> **STATED EXERCISE**
From the listing below, pull out every line where the string "this" appears.

> **GIVEN DATA**
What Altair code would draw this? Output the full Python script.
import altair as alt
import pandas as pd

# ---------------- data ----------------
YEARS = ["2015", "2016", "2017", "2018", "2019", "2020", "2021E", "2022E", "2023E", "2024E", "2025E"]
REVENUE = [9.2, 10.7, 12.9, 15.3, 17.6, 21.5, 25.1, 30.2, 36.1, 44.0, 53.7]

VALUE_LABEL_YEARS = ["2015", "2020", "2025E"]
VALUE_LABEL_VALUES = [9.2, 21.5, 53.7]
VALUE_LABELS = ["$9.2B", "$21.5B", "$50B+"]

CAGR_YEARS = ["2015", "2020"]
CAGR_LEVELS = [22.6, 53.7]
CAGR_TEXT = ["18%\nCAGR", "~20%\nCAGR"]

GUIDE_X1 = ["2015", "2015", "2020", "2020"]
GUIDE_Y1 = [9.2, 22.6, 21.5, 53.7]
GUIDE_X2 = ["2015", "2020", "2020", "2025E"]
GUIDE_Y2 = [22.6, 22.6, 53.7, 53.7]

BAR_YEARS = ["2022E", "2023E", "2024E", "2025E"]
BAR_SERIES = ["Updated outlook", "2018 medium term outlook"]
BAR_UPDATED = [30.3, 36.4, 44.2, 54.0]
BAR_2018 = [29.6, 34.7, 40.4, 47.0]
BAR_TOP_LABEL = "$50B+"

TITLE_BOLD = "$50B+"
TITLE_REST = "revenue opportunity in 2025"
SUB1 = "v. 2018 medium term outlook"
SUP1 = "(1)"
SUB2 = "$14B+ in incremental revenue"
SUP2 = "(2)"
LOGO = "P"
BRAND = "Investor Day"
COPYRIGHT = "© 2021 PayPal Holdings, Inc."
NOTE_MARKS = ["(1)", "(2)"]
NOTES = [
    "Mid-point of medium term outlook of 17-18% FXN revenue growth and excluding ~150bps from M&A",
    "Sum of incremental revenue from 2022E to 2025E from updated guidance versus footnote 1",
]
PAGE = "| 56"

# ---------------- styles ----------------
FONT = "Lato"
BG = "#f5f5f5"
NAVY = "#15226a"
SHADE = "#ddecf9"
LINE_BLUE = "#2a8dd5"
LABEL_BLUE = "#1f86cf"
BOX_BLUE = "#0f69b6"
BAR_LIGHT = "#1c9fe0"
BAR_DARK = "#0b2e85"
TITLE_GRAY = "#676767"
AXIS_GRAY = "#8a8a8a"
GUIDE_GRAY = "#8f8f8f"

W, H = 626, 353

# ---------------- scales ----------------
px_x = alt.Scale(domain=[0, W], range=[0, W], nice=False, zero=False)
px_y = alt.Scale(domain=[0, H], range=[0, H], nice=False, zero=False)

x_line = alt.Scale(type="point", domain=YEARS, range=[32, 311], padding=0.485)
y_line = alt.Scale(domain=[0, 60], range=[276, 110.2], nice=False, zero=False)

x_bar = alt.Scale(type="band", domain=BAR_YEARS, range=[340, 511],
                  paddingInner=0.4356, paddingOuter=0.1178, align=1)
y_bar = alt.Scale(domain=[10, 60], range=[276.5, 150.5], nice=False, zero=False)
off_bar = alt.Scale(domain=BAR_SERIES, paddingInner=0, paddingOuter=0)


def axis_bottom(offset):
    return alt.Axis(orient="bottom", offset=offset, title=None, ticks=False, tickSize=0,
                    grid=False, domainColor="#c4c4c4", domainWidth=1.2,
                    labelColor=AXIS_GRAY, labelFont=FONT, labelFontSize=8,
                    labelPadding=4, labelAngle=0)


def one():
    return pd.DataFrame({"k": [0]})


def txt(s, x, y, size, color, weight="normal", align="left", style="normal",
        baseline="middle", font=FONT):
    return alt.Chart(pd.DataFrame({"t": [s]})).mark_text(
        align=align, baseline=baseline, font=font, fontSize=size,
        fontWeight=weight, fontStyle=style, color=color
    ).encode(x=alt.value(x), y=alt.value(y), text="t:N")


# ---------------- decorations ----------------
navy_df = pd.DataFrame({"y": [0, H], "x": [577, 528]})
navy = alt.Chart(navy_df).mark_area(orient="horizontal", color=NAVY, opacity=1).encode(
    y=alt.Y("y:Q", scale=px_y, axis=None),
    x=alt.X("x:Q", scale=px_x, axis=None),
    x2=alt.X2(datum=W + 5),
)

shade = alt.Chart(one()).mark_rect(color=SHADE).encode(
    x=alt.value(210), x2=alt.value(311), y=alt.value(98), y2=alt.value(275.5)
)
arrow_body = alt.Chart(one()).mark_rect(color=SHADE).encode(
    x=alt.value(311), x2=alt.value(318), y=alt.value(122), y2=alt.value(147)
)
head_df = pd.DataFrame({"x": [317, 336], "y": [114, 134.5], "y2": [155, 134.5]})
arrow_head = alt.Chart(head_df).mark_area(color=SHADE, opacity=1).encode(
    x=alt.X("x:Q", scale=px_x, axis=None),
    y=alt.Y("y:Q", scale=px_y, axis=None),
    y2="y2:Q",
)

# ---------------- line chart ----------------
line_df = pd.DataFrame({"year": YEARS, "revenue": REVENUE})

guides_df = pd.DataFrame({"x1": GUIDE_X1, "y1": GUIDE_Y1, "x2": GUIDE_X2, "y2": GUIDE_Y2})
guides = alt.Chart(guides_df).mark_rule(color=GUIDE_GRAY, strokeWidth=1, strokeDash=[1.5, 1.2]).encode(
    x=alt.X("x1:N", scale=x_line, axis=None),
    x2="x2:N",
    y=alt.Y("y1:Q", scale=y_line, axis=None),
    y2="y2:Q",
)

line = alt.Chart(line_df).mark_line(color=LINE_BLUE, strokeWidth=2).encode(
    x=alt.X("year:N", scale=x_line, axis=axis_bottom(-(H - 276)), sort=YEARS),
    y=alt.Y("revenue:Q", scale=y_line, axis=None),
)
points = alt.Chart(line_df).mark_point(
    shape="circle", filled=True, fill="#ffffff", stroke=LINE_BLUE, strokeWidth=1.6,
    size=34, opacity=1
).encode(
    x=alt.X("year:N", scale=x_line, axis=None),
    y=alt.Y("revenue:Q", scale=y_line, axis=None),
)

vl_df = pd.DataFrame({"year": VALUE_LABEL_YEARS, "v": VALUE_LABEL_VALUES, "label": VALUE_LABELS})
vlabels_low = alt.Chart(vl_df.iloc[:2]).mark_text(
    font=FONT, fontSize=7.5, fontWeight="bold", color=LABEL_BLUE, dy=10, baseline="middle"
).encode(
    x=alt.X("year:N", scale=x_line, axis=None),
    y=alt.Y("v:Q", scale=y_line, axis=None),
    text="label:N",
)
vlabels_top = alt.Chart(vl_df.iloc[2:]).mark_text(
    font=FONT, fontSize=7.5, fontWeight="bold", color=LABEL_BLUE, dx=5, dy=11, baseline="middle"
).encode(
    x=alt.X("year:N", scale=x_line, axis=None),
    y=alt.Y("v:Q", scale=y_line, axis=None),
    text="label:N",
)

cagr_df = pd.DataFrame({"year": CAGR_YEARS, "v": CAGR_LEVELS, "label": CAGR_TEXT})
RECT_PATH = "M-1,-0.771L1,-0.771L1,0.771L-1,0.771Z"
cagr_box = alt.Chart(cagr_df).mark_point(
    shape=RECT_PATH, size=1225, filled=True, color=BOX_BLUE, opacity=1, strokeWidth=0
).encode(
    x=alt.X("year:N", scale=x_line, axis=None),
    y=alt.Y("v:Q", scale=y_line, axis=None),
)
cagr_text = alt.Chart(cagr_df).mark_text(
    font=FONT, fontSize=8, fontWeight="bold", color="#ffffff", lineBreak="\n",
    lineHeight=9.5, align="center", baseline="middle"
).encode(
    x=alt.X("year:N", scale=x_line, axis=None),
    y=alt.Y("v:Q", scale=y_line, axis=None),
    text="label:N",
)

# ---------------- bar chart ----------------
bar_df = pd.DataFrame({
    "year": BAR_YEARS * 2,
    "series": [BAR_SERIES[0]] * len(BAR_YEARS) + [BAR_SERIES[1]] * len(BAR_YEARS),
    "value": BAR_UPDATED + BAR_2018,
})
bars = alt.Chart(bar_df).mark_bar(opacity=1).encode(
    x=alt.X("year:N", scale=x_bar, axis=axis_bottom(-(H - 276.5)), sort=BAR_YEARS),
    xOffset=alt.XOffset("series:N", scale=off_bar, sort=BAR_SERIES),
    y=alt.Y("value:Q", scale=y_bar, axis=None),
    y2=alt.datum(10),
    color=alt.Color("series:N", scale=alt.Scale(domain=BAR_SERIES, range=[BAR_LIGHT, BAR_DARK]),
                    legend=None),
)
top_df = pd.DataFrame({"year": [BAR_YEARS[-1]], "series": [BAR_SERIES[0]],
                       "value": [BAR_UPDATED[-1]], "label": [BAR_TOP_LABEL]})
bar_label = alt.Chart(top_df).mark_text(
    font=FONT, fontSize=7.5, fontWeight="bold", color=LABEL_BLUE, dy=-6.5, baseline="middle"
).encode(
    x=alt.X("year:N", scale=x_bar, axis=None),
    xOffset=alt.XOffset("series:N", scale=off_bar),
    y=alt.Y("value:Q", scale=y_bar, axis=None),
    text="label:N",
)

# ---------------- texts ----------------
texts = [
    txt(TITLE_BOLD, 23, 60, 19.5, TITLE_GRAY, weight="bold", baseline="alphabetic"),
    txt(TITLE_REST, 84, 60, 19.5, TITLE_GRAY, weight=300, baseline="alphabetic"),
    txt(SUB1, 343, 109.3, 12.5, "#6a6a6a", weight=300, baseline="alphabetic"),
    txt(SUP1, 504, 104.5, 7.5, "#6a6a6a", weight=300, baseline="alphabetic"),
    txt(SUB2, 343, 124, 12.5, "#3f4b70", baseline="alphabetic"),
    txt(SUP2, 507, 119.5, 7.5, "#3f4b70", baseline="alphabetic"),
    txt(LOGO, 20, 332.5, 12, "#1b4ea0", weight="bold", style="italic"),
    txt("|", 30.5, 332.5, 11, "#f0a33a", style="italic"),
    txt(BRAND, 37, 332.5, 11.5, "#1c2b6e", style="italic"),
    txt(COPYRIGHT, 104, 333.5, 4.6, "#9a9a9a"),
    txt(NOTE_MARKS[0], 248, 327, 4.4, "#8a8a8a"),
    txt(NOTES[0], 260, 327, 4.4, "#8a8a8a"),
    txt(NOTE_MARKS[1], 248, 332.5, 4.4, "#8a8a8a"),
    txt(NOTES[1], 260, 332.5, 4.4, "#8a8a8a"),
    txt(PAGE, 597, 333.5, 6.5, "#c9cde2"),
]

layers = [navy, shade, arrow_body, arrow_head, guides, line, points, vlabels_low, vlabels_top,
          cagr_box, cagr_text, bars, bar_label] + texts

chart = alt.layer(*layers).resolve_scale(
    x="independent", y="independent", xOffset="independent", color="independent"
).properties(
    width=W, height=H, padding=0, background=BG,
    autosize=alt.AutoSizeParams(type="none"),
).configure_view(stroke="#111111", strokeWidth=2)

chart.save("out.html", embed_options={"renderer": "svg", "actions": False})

==

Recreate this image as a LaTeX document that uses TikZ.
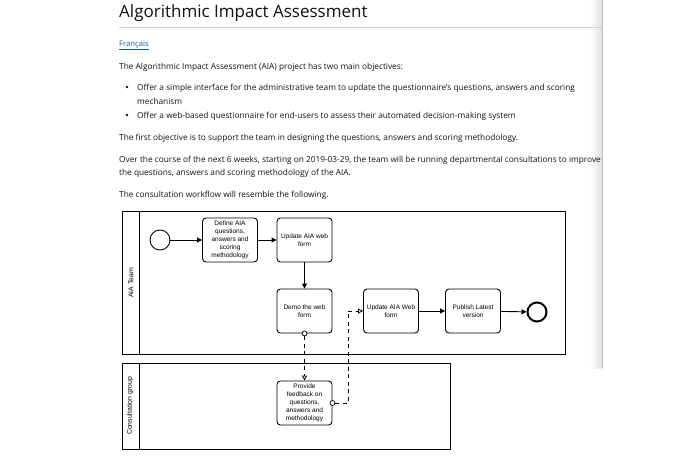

> **EXERCISE RESULT**
What Altair code would draw this? Output the full Python script.
Recreate this image as a LaTeX document that uses TikZ.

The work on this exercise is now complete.